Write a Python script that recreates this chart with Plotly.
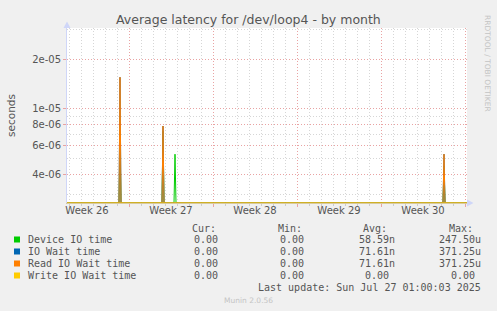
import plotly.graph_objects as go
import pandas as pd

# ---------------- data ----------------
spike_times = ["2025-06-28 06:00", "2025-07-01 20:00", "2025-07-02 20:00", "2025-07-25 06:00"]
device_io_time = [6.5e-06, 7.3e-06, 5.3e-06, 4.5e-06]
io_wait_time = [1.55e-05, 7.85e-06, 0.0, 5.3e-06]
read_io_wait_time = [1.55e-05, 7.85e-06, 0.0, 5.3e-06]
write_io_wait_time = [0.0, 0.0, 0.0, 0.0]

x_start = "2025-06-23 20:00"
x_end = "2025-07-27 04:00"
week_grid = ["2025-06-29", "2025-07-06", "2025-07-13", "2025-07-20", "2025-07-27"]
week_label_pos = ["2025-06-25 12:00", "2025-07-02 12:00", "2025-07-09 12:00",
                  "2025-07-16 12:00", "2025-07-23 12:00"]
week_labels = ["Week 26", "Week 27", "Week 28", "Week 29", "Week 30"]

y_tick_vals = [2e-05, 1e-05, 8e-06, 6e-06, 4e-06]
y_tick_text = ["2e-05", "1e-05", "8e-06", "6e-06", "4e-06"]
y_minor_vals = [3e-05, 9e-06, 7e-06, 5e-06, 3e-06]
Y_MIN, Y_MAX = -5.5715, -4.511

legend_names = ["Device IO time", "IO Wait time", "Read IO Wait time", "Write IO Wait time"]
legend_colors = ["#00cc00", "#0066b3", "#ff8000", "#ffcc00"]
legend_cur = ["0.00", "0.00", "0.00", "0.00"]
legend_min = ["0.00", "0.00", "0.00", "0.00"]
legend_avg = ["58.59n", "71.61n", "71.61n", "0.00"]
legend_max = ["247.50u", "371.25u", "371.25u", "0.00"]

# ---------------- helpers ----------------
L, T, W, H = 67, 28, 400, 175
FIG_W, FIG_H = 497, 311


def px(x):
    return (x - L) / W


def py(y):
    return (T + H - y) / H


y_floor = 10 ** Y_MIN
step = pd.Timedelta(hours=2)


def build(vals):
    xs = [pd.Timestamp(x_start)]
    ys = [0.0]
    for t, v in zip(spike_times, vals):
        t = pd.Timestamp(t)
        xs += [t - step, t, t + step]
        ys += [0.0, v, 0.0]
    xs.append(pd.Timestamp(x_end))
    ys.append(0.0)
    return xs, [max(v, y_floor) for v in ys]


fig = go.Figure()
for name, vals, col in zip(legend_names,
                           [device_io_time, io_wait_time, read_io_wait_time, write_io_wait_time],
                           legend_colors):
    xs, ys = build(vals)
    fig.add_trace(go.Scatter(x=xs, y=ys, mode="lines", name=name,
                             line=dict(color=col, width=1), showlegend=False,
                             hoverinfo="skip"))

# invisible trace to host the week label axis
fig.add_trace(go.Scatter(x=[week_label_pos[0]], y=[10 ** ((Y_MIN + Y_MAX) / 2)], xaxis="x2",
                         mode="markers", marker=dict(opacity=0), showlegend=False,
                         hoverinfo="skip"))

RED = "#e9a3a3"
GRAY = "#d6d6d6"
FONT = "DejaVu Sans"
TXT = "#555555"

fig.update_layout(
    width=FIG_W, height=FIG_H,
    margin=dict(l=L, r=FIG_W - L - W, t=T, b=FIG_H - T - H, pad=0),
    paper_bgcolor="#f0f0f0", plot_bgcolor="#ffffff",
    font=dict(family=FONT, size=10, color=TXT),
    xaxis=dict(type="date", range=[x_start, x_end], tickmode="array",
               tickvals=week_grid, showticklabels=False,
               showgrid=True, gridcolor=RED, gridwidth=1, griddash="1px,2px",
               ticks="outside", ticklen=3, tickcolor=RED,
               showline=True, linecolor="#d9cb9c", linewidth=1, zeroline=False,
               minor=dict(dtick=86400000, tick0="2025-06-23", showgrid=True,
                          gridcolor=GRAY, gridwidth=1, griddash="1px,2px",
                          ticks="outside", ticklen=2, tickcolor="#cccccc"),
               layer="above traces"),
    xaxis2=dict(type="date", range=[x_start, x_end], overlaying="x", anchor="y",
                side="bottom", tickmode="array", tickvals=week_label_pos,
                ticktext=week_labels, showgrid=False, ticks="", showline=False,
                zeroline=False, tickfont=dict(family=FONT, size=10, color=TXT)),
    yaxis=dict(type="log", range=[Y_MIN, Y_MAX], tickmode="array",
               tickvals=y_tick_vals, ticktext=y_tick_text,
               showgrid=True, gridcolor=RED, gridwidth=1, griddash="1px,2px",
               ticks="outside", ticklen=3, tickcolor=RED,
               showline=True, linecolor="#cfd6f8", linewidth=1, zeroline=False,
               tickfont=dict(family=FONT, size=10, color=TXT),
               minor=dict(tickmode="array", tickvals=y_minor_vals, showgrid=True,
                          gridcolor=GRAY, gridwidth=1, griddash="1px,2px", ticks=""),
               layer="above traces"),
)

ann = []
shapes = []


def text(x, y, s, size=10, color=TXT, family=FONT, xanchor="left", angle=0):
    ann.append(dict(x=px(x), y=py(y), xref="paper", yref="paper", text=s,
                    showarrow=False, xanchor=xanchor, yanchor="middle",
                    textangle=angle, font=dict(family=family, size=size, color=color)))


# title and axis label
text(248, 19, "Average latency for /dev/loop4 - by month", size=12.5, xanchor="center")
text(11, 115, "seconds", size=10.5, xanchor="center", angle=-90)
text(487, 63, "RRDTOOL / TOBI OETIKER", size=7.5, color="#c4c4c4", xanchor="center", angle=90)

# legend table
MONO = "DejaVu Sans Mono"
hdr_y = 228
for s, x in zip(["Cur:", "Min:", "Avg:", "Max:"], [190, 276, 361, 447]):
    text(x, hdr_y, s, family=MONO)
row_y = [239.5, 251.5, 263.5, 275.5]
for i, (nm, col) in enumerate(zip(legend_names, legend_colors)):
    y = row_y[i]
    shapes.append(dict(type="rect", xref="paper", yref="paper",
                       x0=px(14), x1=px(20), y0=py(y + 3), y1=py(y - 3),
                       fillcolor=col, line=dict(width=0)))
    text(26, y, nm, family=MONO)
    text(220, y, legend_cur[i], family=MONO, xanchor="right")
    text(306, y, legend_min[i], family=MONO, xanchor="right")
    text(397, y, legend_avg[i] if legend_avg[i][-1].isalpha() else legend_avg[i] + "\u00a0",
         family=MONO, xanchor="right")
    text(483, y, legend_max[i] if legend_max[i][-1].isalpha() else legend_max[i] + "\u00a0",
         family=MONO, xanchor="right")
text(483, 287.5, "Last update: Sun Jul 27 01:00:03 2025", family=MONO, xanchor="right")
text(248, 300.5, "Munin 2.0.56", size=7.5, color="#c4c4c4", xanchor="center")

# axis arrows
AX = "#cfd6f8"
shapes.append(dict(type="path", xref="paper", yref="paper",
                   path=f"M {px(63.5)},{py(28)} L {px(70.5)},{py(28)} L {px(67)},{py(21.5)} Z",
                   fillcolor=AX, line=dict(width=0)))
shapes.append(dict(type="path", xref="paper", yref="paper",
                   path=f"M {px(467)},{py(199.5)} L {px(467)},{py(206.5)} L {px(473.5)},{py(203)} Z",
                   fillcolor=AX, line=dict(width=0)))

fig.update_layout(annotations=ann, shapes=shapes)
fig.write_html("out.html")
------------------------------------------------
**What is expected:**
Reproduce the material above in full, exactly, with no images.

**Answer to this exercise:**
Write a Python script that recreates this chart with Plotly.
import plotly.graph_objects as go
import pandas as pd

# ---------------- data ----------------
spike_times = ["2025-06-28 06:00", "2025-07-01 20:00", "2025-07-02 20:00", "2025-07-25 06:00"]
device_io_time = [6.5e-06, 7.3e-06, 5.3e-06, 4.5e-06]
io_wait_time = [1.55e-05, 7.85e-06, 0.0, 5.3e-06]
read_io_wait_time = [1.55e-05, 7.85e-06, 0.0, 5.3e-06]
write_io_wait_time = [0.0, 0.0, 0.0, 0.0]

x_start = "2025-06-23 20:00"
x_end = "2025-07-27 04:00"
week_grid = ["2025-06-29", "2025-07-06", "2025-07-13", "2025-07-20", "2025-07-27"]
week_label_pos = ["2025-06-25 12:00", "2025-07-02 12:00", "2025-07-09 12:00",
                  "2025-07-16 12:00", "2025-07-23 12:00"]
week_labels = ["Week 26", "Week 27", "Week 28", "Week 29", "Week 30"]

y_tick_vals = [2e-05, 1e-05, 8e-06, 6e-06, 4e-06]
y_tick_text = ["2e-05", "1e-05", "8e-06", "6e-06", "4e-06"]
y_minor_vals = [3e-05, 9e-06, 7e-06, 5e-06, 3e-06]
Y_MIN, Y_MAX = -5.5715, -4.511

legend_names = ["Device IO time", "IO Wait time", "Read IO Wait time", "Write IO Wait time"]
legend_colors = ["#00cc00", "#0066b3", "#ff8000", "#ffcc00"]
legend_cur = ["0.00", "0.00", "0.00", "0.00"]
legend_min = ["0.00", "0.00", "0.00", "0.00"]
legend_avg = ["58.59n", "71.61n", "71.61n", "0.00"]
legend_max = ["247.50u", "371.25u", "371.25u", "0.00"]

# ---------------- helpers ----------------
L, T, W, H = 67, 28, 400, 175
FIG_W, FIG_H = 497, 311


def px(x):
    return (x - L) / W


def py(y):
    return (T + H - y) / H


y_floor = 10 ** Y_MIN
step = pd.Timedelta(hours=2)


def build(vals):
    xs = [pd.Timestamp(x_start)]
    ys = [0.0]
    for t, v in zip(spike_times, vals):
        t = pd.Timestamp(t)
        xs += [t - step, t, t + step]
        ys += [0.0, v, 0.0]
    xs.append(pd.Timestamp(x_end))
    ys.append(0.0)
    return xs, [max(v, y_floor) for v in ys]


fig = go.Figure()
for name, vals, col in zip(legend_names,
                           [device_io_time, io_wait_time, read_io_wait_time, write_io_wait_time],
                           legend_colors):
    xs, ys = build(vals)
    fig.add_trace(go.Scatter(x=xs, y=ys, mode="lines", name=name,
                             line=dict(color=col, width=1), showlegend=False,
                             hoverinfo="skip"))

# invisible trace to host the week label axis
fig.add_trace(go.Scatter(x=[week_label_pos[0]], y=[10 ** ((Y_MIN + Y_MAX) / 2)], xaxis="x2",
                         mode="markers", marker=dict(opacity=0), showlegend=False,
                         hoverinfo="skip"))

RED = "#e9a3a3"
GRAY = "#d6d6d6"
FONT = "DejaVu Sans"
TXT = "#555555"

fig.update_layout(
    width=FIG_W, height=FIG_H,
    margin=dict(l=L, r=FIG_W - L - W, t=T, b=FIG_H - T - H, pad=0),
    paper_bgcolor="#f0f0f0", plot_bgcolor="#ffffff",
    font=dict(family=FONT, size=10, color=TXT),
    xaxis=dict(type="date", range=[x_start, x_end], tickmode="array",
               tickvals=week_grid, showticklabels=False,
               showgrid=True, gridcolor=RED, gridwidth=1, griddash="1px,2px",
               ticks="outside", ticklen=3, tickcolor=RED,
               showline=True, linecolor="#d9cb9c", linewidth=1, zeroline=False,
               minor=dict(dtick=86400000, tick0="2025-06-23", showgrid=True,
                          gridcolor=GRAY, gridwidth=1, griddash="1px,2px",
                          ticks="outside", ticklen=2, tickcolor="#cccccc"),
               layer="above traces"),
    xaxis2=dict(type="date", range=[x_start, x_end], overlaying="x", anchor="y",
                side="bottom", tickmode="array", tickvals=week_label_pos,
                ticktext=week_labels, showgrid=False, ticks="", showline=False,
                zeroline=False, tickfont=dict(family=FONT, size=10, color=TXT)),
    yaxis=dict(type="log", range=[Y_MIN, Y_MAX], tickmode="array",
               tickvals=y_tick_vals, ticktext=y_tick_text,
               showgrid=True, gridcolor=RED, gridwidth=1, griddash="1px,2px",
               ticks="outside", ticklen=3, tickcolor=RED,
               showline=True, linecolor="#cfd6f8", linewidth=1, zeroline=False,
               tickfont=dict(family=FONT, size=10, color=TXT),
               minor=dict(tickmode="array", tickvals=y_minor_vals, showgrid=True,
                          gridcolor=GRAY, gridwidth=1, griddash="1px,2px", ticks=""),
               layer="above traces"),
)

ann = []
shapes = []


def text(x, y, s, size=10, color=TXT, family=FONT, xanchor="left", angle=0):
    ann.append(dict(x=px(x), y=py(y), xref="paper", yref="paper", text=s,
                    showarrow=False, xanchor=xanchor, yanchor="middle",
                    textangle=angle, font=dict(family=family, size=size, color=color)))


# title and axis label
text(248, 19, "Average latency for /dev/loop4 - by month", size=12.5, xanchor="center")
text(11, 115, "seconds", size=10.5, xanchor="center", angle=-90)
text(487, 63, "RRDTOOL / TOBI OETIKER", size=7.5, color="#c4c4c4", xanchor="center", angle=90)

# legend table
MONO = "DejaVu Sans Mono"
hdr_y = 228
for s, x in zip(["Cur:", "Min:", "Avg:", "Max:"], [190, 276, 361, 447]):
    text(x, hdr_y, s, family=MONO)
row_y = [239.5, 251.5, 263.5, 275.5]
for i, (nm, col) in enumerate(zip(legend_names, legend_colors)):
    y = row_y[i]
    shapes.append(dict(type="rect", xref="paper", yref="paper",
                       x0=px(14), x1=px(20), y0=py(y + 3), y1=py(y - 3),
                       fillcolor=col, line=dict(width=0)))
    text(26, y, nm, family=MONO)
    text(220, y, legend_cur[i], family=MONO, xanchor="right")
    text(306, y, legend_min[i], family=MONO, xanchor="right")
    text(397, y, legend_avg[i] if legend_avg[i][-1].isalpha() else legend_avg[i] + "\u00a0",
         family=MONO, xanchor="right")
    text(483, y, legend_max[i] if legend_max[i][-1].isalpha() else legend_max[i] + "\u00a0",
         family=MONO, xanchor="right")
text(483, 287.5, "Last update: Sun Jul 27 01:00:03 2025", family=MONO, xanchor="right")
text(248, 300.5, "Munin 2.0.56", size=7.5, color="#c4c4c4", xanchor="center")

# axis arrows
AX = "#cfd6f8"
shapes.append(dict(type="path", xref="paper", yref="paper",
                   path=f"M {px(63.5)},{py(28)} L {px(70.5)},{py(28)} L {px(67)},{py(21.5)} Z",
                   fillcolor=AX, line=dict(width=0)))
shapes.append(dict(type="path", xref="paper", yref="paper",
                   path=f"M {px(467)},{py(199.5)} L {px(467)},{py(206.5)} L {px(473.5)},{py(203)} Z",
                   fillcolor=AX, line=dict(width=0)))

fig.update_layout(annotations=ann, shapes=shapes)
fig.write_html("out.html")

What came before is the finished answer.